## [WHAT THE EXERCISE ASKS]
Leaving the pictures out, print the lines from the first line of the listing through the line containing "const seriesColors = ['#1f77b4', '#ff7f0e', '#2ca02c'];", exactly as they read, and no others.

## [DATA EXCERPT]
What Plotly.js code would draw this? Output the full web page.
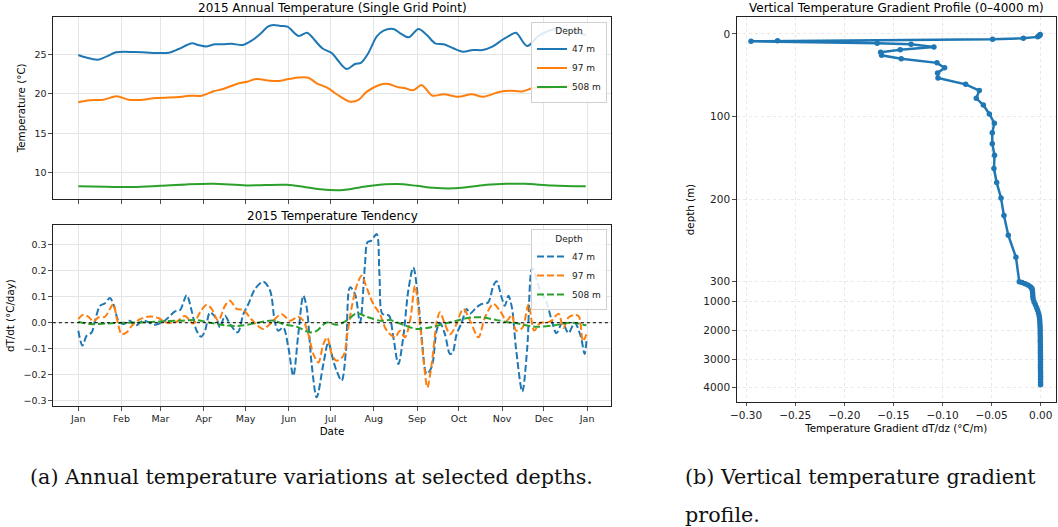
<!DOCTYPE html>
<html>
<head>
<meta charset="utf-8">
<script src="https://cdn.plot.ly/plotly-3.0.1.min.js"></script>
<style>
html,body{margin:0;padding:0;background:#fff;}
#chart{width:1058px;height:527px;}
</style>
</head>
<body>
<div id="chart"></div>
<script>
// ---------- DATA ----------
const depthLabels = ['47 m', '97 m', '508 m'];
const seriesColors = ['#1f77b4', '#ff7f0e', '#2ca02c'];

// Annual temperature (°C), day offset from 2015-01-01
const tempDays47 = [0,5,14,20,27,40,51,65,72,78,82,86,92,98,104,110,118,125,131,136,140,145,150,158,164,167,175,182,186,192.5,198.5,203,208,214,219,226,231,237,244,250,256,262,269,276,283,290,297,304,310,314,322,330,339,347,356,364];
const temp47 = [24.91,24.62,24.32,24.70,25.25,25.29,25.20,25.20,25.67,26.18,26.39,26.18,26.00,26.27,26.27,26.34,26.18,26.81,27.66,28.50,28.71,28.58,28.50,27.32,27.73,27.32,25.76,25.13,24.28,23.14,23.77,23.94,25.13,27.23,27.99,28.20,27.66,27.15,28.20,27.44,26.39,26.27,25.76,25.33,25.54,25.54,25.96,26.81,27.44,27.73,26.05,27.30,28.07,28.28,27.86,27.44];

const tempDays97 = [0,8,18,27.5,36,44,56,73,80,88.5,97,104,113.6,121,128,137.5,145,152,165,171,179.4,185.4,195,201,207,216.4,222.4,229.6,234.4,240.3,246.3,250,254,262,272.6,282.2,290.5,302.5,309.7,318.5,325.7,335.8,344.5,353,357.4,364];
const temp97 = [18.92,19.18,19.25,19.68,19.25,19.22,19.47,19.60,19.76,19.76,20.32,20.61,21.24,21.53,21.87,21.66,21.66,21.91,22.04,21.33,20.70,19.94,19.00,19.22,20.27,21.15,21.24,20.82,20.70,20.44,21.11,20.48,19.76,19.94,19.63,19.94,19.63,20.27,20.39,20.30,20.70,20.70,20.92,21.00,20.92,20.70];

const tempDays508 = [0,20,39.5,58.6,77.7,96.8,120.8,149.5,161.4,173.4,190,202,211.6,228.4,242.8,254.7,269,281,293,307.3,320,340,364];
const temp508 = [8.28,8.23,8.19,8.35,8.53,8.61,8.40,8.48,8.23,7.90,7.81,8.15,8.40,8.57,8.35,8.10,8.03,8.23,8.48,8.61,8.60,8.40,8.28];

// Temperature tendency dT/dt (°C/day)
const tendDays47 = [0,3,6,9.6,12,15.6,19,22.7,25.6,28.7,32.3,37,40.7,46.7,55,62,69.4,73,77.7,81.3,84.9,88,90.9,94.5,99.2,101.6,105.2,108.8,114.3,118.4,122,126.8,132.7,137.5,141.1,143.5,147,150.7,154.2,157.8,161.4,163.8,167.4,171,175.8,179.3,182.9,185.3,188.9,192,194.9,198.5,202.1,205.6,207.5,210,214,216,218,221,223,226,229.6,233.1,236.7,240.3,243.9,246.3,249.9,253.5,257,259.4,263,266.6,268.5,271.4,275,278.6,281,285.8,289.3,294,297.7,300,303.7,306,308.5,311,314,318.5,322,325.7,331.5,335.8,340,343,347.3,351.6,356,360.3,363.2,364.5];
const tend47 = [-0.031,-0.088,-0.050,-0.037,0.008,0.065,0.074,0.095,0.065,0.008,-0.005,0.008,-0.012,0.008,-0.008,0.008,0.044,0.049,0.106,0.046,-0.031,-0.054,-0.031,0.040,0.014,-0.018,0.027,-0.005,-0.037,0.033,0.072,0.130,0.158,0.125,0.000,-0.031,-0.018,-0.095,-0.204,-0.044,0.104,0.059,-0.159,-0.287,-0.159,-0.076,-0.146,-0.185,-0.223,-0.108,0.136,0.110,0.001,0.220,0.310,0.315,0.341,0.190,0.035,0.030,0.027,-0.056,-0.159,-0.056,0.123,0.213,0.085,-0.056,-0.197,-0.170,-0.031,0.000,-0.044,-0.120,-0.115,-0.044,0.000,0.053,0.035,0.060,0.072,0.078,0.142,0.160,0.097,0.065,0.104,0.060,-0.100,-0.265,-0.100,0.210,0.120,0.080,0.000,-0.040,0.000,-0.040,0.000,-0.050,-0.120,-0.070];

const tendDays97 = [0,3.6,7.2,10.8,14.4,19.1,22.7,25.1,27.5,31.1,34.7,38.3,44.3,51.4,57.4,63.4,70.6,76.5,82.5,87.3,92.1,95.7,100.4,105.2,108.8,113.6,118.4,123.1,127.9,132.7,137.5,139.9,145.9,151.8,157.8,161.4,165,168.6,172.2,175.8,178.6,181.7,185.3,190.1,193,196.1,200.1,203.3,206.8,211.6,216.4,220,223.6,227.2,230.8,234.3,238,241.5,245.1,248,250.4,253.5,257.1,259.4,263,266.6,270.2,276.2,281,287,291.7,297.7,302.5,307.3,311,314,318.5,323,327,331.5,335.8,340,344.5,348,351.6,356,359,362,364.5];
const tend97 = [0.014,0.031,0.023,0.005,0.020,0.023,0.053,0.072,0.020,-0.044,-0.037,-0.012,0.014,0.024,0.018,0.001,0.004,0.026,-0.003,0.040,0.069,0.053,0.008,0.065,0.085,0.053,0.049,0.020,-0.008,-0.024,-0.005,0.008,0.033,0.008,0.023,0.008,-0.044,-0.120,-0.153,-0.082,-0.056,-0.120,-0.146,-0.127,-0.044,0.059,0.149,0.181,0.136,0.072,0.033,-0.018,-0.044,-0.056,-0.031,-0.056,0.008,0.142,-0.005,-0.159,-0.249,-0.159,0.001,0.040,-0.005,-0.044,-0.018,0.053,0.008,-0.056,0.020,0.072,0.046,0.008,0.030,-0.030,-0.020,0.070,-0.030,0.000,0.000,0.010,0.035,-0.020,0.020,0.030,0.025,-0.070,-0.045];

const tendDays508 = [0,8.4,20.3,32.3,44.3,58.6,73,84.9,94.5,104,115.9,127.9,139.9,147,156.6,166.2,171,178.2,185.3,192.5,199.7,206.8,216.4,223.6,233.1,242.7,252.3,261.8,271.4,281,290.5,300.1,309.7,312.6,327,341.6,353,364.5];
const tend508 = [0.004,-0.005,-0.003,0.000,0.001,0.005,0.008,0.010,0.000,-0.009,-0.012,-0.001,0.008,-0.005,-0.015,-0.037,-0.031,0.001,-0.008,0.008,0.036,0.023,0.008,0.010,-0.008,-0.024,-0.018,-0.005,0.008,0.020,0.020,0.010,0.001,0.000,-0.015,-0.010,0.000,-0.010];

// Vertical gradient profile
const profileDepth = [0.5,1.5,2.5,3.5,5.2,6.5,8.1,8.9,11.3,12.5,15.8,19.0,22.2,25.8,30.0,35.0,41.0,47.2,53.3,61.0,68.6,77.9,86.0,96.9,108,119.5,133,147,163,180,198.6,220,243.8,270.5,300,
  330,370,420,480,530,600,700,800,900,1000,1100,1200,1300,1400,1500,1600,1700,1800,1900,2000,2100,2200,2300,2400,2500,2600,2700,2800,2900,3000,3100,3200,3300,3400,3500,3600,3700,3800,3900];
const profileGrad = [-0.0005,-0.0010,-0.0017,-0.0030,-0.0177,-0.0490,-0.2680,-0.2950,-0.1665,-0.1320,-0.1087,-0.1430,-0.1630,-0.1620,-0.1420,-0.1056,-0.0978,-0.1050,-0.1046,-0.0764,-0.0625,-0.0656,-0.0584,-0.0523,-0.0472,-0.0493,-0.0493,-0.0470,-0.0476,-0.0448,-0.0404,-0.0374,-0.0330,-0.0252,-0.0218,
  -0.0190,-0.0160,-0.0130,-0.0105,-0.0090,-0.0085,-0.0082,-0.0080,-0.0077,-0.0068,-0.0055,-0.0042,-0.0031,-0.0022,-0.0015,-0.0011,-0.0009,-0.0007,-0.0006,-0.0005,-0.0005,-0.0004,-0.0004,-0.0004,-0.0003,-0.0003,-0.0003,-0.0003,-0.0002,-0.0002,-0.0002,-0.0002,-0.0002,-0.0002,-0.0001,-0.0001,-0.0001,-0.0001,-0.0001];
const depthTicks = [0,100,200,300,1000,2000,3000,4000];

const monthTickLabels = ['Jan','Feb','Mar','Apr','May','Jun','Jul','Aug','Sep','Oct','Nov','Dec','Jan'];
const gradTicks = [-0.30,-0.25,-0.20,-0.15,-0.10,-0.05,0.00];

// ---------- HELPERS ----------
const W = 1058, H = 527;
const T0 = Date.UTC(2015,0,1);
function dayToDate(d){ return new Date(T0 + d*86400000).toISOString().slice(0,19).replace('T',' '); }
// piecewise depth scale: linear 0-300 m, compressed below 300 m
const DEEP_K = 0.0347;
function depthScale(d){ return d <= 300 ? d : 300 + (d-300)*DEEP_K; }
const fx = p => p/W, fy = p => 1 - p/H;
const tickFont = {family:'DejaVu Sans', size:9.5, color:'#222'};
const labFont = {family:'DejaVu Sans', size:10.3, color:'#000'};
const monthVals = monthTickLabels.map((m,i)=>`${i<12?2015:2016}-${String(i<12?i+1:1).padStart(2,'0')}-01`);

// ---------- TRACES ----------
const traces = [];
const tDays = [tempDays47, tempDays97, tempDays508];
const tVals = [temp47, temp97, temp508];
const dDays = [tendDays47, tendDays97, tendDays508];
const dVals = [tend47, tend97, tend508];
for (let i=0;i<3;i++){
  traces.push({x:tDays[i].map(dayToDate), y:tVals[i], type:'scatter', mode:'lines', name:depthLabels[i],
    line:{color:seriesColors[i], width:2, shape:'spline', smoothing:0.9}, xaxis:'x', yaxis:'y', legend:'legend', hoverinfo:'skip'});
}
for (let i=0;i<3;i++){
  traces.push({x:dDays[i].map(dayToDate), y:dVals[i], type:'scatter', mode:'lines', name:depthLabels[i],
    line:{color:seriesColors[i], width:2, dash:'7px,3px', shape:'spline', smoothing:0.9}, xaxis:'x2', yaxis:'y2', legend:'legend2', hoverinfo:'skip'});
}
traces.push({x:profileGrad, y:profileDepth.map(depthScale), type:'scatter', mode:'lines+markers',
  line:{color:'#1f77b4', width:2.5}, marker:{color:'#1f77b4', size:5.5}, xaxis:'x3', yaxis:'y3', showlegend:false, hoverinfo:'skip'});

// ---------- LAYOUT ----------
const xRange = [dayToDate(-18.22), dayToDate(382.2)];
const baseAx = {showline:true, mirror:true, linecolor:'#222', linewidth:1, ticks:'outside', ticklen:3.5, tickwidth:0.8, tickcolor:'#222', zeroline:false, tickfont:tickFont};
const leftGrid = {showgrid:true, gridcolor:'#e5e5e5', gridwidth:1};
const legendCommon = {xref:'paper', yref:'paper', xanchor:'right', yanchor:'top', bgcolor:'rgba(255,255,255,0.85)', bordercolor:'#d0d0d0', borderwidth:1,
  font:{family:'DejaVu Sans', size:9, color:'#222'}, title:{text:'Depth', side:'top center', font:{family:'DejaVu Sans', size:9, color:'#222'}}, itemwidth:30, tracegroupgap:0};

const capFont = {family:'DejaVu Serif', size:20.7, color:'#111'};
const layout = {
  width:W, height:H, margin:{l:0,r:0,t:0,b:0}, paper_bgcolor:'#fff', plot_bgcolor:'#fff', showlegend:true,
  xaxis: Object.assign({}, baseAx, leftGrid, {domain:[fx(52.9), fx(611.1)], anchor:'y', type:'date', range:xRange, tickvals:monthVals, showticklabels:false}),
  yaxis: Object.assign({}, baseAx, leftGrid, {domain:[fy(199), fy(16.7)], anchor:'x', range:[6.68, 29.76], tickvals:[10,15,20,25],
    title:{text:'Temperature (°C)', font:labFont, standoff:6}}),
  xaxis2: Object.assign({}, baseAx, leftGrid, {domain:[fx(52.9), fx(611.1)], anchor:'y2', type:'date', range:xRange, tickvals:monthVals, ticktext:monthTickLabels,
    title:{text:'Date', font:labFont, standoff:4}}),
  yaxis2: Object.assign({}, baseAx, leftGrid, {domain:[fy(406.3), fy(225)], anchor:'x2', range:[-0.3215, 0.376], tickvals:[-0.3,-0.2,-0.1,0,0.1,0.2,0.3], tickformat:'.1f',
    title:{text:'dT/dt (°C/day)', font:labFont, standoff:6}}),
  xaxis3: Object.assign({}, baseAx, {domain:[fx(736.7), fx(1055.7)], anchor:'y3', range:[-0.3096, 0.0153], tickvals:gradTicks, tickformat:'.2f',
    tickfont:{family:'DejaVu Sans', size:10.5, color:'#222'}, showgrid:true, gridcolor:'#e8e8e8', griddash:'dot',
    title:{text:'Temperature Gradient dT/dz (°C/m)', font:labFont, standoff:4}}),
  yaxis3: Object.assign({}, baseAx, {domain:[fy(401.7), fy(17.3)], anchor:'x3', range:[depthScale(4490), -20.2], tickvals:depthTicks.map(depthScale), ticktext:depthTicks.map(String),
    tickfont:{family:'DejaVu Sans', size:10.5, color:'#222'}, showgrid:true, gridcolor:'#e8e8e8', griddash:'dot',
    title:{text:'depth (m)', font:labFont, standoff:6}}),
  legend: Object.assign({}, legendCommon, {x:fx(607), y:fy(21.7)}),
  legend2: Object.assign({}, legendCommon, {x:fx(607), y:fy(229.3)}),
  shapes:[{type:'line', xref:'x2 domain', yref:'y2', x0:0, x1:1, y0:0, y1:0, line:{color:'#000', width:1, dash:'dot'}}],
  annotations:[
    {text:'2015 Annual Temperature (Single Grid Point)', xref:'paper', yref:'paper', x:fx(332), y:fy(8), xanchor:'center', yanchor:'middle', showarrow:false, font:{family:'DejaVu Sans', size:12, color:'#000'}},
    {text:'2015 Temperature Tendency', xref:'paper', yref:'paper', x:fx(332), y:fy(215.5), xanchor:'center', yanchor:'middle', showarrow:false, font:{family:'DejaVu Sans', size:12, color:'#000'}},
    {text:'Vertical Temperature Gradient Profile (0–4000 m)', xref:'paper', yref:'paper', x:fx(896), y:fy(8), xanchor:'center', yanchor:'middle', showarrow:false, font:{family:'DejaVu Sans', size:12, color:'#000'}},
    {text:'(a) Annual temperature variations at selected depths.', xref:'paper', yref:'paper', x:fx(311), y:fy(477), xanchor:'center', yanchor:'middle', showarrow:false, font:capFont},
    {text:'(b) Vertical temperature gradient', xref:'paper', yref:'paper', x:fx(683), y:fy(477), xanchor:'left', yanchor:'middle', showarrow:false, font:capFont},
    {text:'profile.', xref:'paper', yref:'paper', x:fx(683), y:fy(515), xanchor:'left', yanchor:'middle', showarrow:false, font:capFont}
  ]
};

Plotly.newPlot('chart', traces, layout, {staticPlot:true, displayModeBar:false});
</script>
</body>
</html>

## [ANSWER TO THE TASK]
What Plotly.js code would draw this? Output the full web page.
<!DOCTYPE html>
<html>
<head>
<meta charset="utf-8">
<script src="https://cdn.plot.ly/plotly-3.0.1.min.js"></script>
<style>
html,body{margin:0;padding:0;background:#fff;}
#chart{width:1058px;height:527px;}
</style>
</head>
<body>
<div id="chart"></div>
<script>
// ---------- DATA ----------
const depthLabels = ['47 m', '97 m', '508 m'];
const seriesColors = ['#1f77b4', '#ff7f0e', '#2ca02c'];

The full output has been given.